▶ _WRITTEN PROBLEM_
It is required that the lines from the top of the listing through the line with "const Y_MAX_A = 1.7, Y_MAX_B = 1.9;" be reproduced exactly, excluding pictures.

▶ _DATA_
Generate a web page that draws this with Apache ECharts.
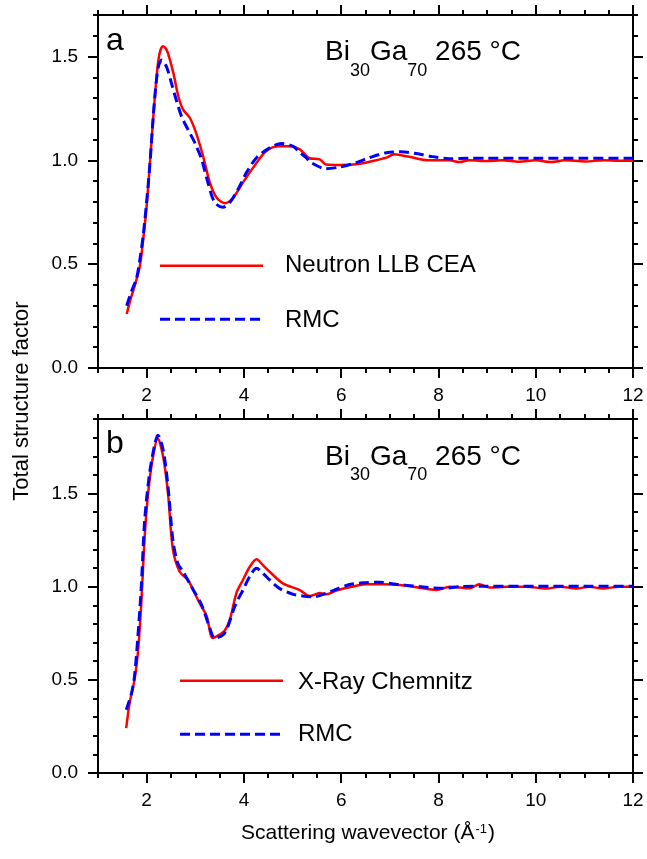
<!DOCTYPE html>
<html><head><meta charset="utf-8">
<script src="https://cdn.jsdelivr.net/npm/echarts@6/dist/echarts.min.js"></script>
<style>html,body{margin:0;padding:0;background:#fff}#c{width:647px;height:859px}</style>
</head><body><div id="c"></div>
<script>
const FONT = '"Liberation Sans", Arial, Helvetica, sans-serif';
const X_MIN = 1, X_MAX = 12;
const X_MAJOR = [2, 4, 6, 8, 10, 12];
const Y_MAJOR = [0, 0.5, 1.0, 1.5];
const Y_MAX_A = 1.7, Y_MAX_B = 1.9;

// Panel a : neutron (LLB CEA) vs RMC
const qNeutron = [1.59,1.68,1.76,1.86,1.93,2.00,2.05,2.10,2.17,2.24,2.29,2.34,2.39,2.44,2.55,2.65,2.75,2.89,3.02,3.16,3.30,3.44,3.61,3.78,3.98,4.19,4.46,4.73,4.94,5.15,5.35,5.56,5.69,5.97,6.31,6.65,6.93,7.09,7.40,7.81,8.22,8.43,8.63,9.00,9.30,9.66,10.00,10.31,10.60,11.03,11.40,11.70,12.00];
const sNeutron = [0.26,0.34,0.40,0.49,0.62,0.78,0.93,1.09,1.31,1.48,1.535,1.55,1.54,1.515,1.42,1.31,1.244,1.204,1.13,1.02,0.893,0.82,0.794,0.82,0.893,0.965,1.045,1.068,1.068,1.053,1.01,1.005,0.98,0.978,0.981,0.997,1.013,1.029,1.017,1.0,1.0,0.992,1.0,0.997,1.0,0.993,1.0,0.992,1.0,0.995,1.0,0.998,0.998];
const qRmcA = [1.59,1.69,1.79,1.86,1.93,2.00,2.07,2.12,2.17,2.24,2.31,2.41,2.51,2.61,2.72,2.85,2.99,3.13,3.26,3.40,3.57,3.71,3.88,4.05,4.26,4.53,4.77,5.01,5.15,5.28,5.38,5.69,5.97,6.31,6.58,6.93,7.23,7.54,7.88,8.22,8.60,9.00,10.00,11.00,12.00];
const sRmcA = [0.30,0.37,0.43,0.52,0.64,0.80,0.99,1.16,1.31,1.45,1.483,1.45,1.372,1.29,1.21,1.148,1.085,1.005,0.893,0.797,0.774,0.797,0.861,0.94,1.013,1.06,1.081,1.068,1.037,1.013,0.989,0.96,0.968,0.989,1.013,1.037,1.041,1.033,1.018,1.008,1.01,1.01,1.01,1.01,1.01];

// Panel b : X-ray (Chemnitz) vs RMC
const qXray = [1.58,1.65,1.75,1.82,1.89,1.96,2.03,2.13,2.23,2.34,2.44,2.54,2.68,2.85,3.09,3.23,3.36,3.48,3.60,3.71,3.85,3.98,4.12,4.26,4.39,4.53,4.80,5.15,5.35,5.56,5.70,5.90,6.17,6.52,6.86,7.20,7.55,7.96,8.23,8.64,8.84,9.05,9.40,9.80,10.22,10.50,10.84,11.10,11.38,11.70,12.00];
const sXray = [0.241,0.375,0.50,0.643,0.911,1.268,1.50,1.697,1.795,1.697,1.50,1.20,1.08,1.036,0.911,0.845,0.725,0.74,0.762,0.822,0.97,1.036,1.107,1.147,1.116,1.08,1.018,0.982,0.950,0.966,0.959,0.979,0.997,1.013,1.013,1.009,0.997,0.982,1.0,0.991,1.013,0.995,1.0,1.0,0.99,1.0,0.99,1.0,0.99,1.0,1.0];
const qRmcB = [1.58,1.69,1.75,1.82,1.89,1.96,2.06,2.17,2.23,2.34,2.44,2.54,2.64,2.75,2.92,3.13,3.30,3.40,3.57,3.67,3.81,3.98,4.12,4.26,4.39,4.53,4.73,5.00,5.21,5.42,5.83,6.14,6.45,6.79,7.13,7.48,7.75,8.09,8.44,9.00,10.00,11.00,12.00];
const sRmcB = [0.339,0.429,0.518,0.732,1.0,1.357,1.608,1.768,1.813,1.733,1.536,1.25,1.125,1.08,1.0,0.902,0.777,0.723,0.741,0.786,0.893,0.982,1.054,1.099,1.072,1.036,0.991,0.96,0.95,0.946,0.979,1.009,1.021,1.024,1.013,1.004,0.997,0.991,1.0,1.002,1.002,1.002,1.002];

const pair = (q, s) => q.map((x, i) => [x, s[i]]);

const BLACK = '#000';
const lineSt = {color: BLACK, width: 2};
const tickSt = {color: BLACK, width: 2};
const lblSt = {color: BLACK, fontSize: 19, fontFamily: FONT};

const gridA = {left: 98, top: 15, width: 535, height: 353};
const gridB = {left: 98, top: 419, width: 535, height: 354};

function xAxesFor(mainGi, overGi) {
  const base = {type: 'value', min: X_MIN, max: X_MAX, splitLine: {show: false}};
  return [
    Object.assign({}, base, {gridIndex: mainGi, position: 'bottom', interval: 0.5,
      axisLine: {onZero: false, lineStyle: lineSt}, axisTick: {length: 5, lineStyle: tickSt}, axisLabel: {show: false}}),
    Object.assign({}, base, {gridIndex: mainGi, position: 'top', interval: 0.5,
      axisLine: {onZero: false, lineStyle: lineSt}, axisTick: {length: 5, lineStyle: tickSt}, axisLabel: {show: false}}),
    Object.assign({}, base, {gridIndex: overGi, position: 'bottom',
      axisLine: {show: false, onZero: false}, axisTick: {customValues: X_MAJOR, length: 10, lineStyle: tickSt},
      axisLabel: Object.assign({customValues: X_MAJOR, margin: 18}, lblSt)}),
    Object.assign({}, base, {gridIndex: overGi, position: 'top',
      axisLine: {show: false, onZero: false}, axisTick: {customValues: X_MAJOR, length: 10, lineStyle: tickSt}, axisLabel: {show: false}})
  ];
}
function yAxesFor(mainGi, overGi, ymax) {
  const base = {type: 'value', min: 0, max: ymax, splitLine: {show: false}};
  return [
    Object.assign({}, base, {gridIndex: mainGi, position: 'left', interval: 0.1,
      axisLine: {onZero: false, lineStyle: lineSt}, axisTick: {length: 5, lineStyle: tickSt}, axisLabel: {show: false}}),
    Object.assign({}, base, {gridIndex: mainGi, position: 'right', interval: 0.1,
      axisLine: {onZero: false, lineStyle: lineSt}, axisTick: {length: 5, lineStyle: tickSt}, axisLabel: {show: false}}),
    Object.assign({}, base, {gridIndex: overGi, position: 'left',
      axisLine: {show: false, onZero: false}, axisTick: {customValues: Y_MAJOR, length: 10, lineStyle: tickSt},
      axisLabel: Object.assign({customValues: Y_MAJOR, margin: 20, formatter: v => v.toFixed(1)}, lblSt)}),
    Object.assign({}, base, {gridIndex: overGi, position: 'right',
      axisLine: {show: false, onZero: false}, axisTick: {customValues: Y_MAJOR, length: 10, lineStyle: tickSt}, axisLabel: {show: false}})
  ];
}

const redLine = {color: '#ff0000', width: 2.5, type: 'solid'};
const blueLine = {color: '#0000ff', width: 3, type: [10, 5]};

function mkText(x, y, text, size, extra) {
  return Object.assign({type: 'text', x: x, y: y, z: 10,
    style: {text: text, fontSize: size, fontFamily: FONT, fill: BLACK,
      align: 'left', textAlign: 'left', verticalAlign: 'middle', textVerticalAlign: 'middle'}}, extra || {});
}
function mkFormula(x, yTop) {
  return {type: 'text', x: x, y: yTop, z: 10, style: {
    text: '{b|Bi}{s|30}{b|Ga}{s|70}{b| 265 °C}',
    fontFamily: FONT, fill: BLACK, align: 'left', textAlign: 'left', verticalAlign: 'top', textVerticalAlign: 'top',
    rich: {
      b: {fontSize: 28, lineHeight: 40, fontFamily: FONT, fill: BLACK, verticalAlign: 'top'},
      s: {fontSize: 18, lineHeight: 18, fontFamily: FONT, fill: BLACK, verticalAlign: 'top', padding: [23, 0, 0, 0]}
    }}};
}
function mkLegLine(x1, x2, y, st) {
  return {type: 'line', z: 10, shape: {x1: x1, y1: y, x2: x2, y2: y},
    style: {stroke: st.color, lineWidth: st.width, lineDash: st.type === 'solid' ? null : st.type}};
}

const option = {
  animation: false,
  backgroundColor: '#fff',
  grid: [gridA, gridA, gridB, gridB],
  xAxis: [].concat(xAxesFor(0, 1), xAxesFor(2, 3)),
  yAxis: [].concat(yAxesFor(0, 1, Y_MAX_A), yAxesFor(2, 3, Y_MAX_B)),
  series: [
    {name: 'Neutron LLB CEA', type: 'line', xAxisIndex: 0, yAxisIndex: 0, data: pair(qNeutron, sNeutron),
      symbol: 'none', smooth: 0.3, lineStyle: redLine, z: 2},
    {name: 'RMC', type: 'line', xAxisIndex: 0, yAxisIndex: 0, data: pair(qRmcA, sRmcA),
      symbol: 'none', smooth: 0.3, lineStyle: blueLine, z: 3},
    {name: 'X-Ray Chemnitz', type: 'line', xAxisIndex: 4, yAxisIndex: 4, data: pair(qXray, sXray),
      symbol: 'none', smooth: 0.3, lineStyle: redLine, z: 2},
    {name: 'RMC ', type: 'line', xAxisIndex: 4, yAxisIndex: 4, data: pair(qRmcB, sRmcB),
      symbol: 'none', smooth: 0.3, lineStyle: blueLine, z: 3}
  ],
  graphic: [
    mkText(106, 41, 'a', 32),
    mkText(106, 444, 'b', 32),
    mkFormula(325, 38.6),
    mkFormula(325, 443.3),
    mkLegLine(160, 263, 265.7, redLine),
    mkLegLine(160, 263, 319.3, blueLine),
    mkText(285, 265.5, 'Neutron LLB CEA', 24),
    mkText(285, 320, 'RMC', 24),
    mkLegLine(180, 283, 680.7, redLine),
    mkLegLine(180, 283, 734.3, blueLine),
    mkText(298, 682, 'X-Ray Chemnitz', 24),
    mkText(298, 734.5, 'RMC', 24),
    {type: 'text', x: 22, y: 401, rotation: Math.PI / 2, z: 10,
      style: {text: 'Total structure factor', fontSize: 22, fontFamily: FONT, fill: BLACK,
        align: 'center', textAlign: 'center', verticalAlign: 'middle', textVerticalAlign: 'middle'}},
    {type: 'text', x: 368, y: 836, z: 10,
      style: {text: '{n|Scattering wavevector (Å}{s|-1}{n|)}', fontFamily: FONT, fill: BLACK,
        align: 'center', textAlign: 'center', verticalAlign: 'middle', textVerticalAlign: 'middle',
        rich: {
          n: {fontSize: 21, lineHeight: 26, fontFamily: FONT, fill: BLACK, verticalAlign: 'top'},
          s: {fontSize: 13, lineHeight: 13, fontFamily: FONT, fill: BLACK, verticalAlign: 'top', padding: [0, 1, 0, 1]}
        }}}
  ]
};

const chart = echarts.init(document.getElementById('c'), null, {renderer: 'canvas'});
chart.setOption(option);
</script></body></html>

▶ _RESPONSE FOR THIS EXERCISE_
Generate a web page that draws this with Apache ECharts.
<!DOCTYPE html>
<html><head><meta charset="utf-8">
<script src="https://cdn.jsdelivr.net/npm/echarts@6/dist/echarts.min.js"></script>
<style>html,body{margin:0;padding:0;background:#fff}#c{width:647px;height:859px}</style>
</head><body><div id="c"></div>
<script>
const FONT = '"Liberation Sans", Arial, Helvetica, sans-serif';
const X_MIN = 1, X_MAX = 12;
const X_MAJOR = [2, 4, 6, 8, 10, 12];
const Y_MAJOR = [0, 0.5, 1.0, 1.5];
const Y_MAX_A = 1.7, Y_MAX_B = 1.9;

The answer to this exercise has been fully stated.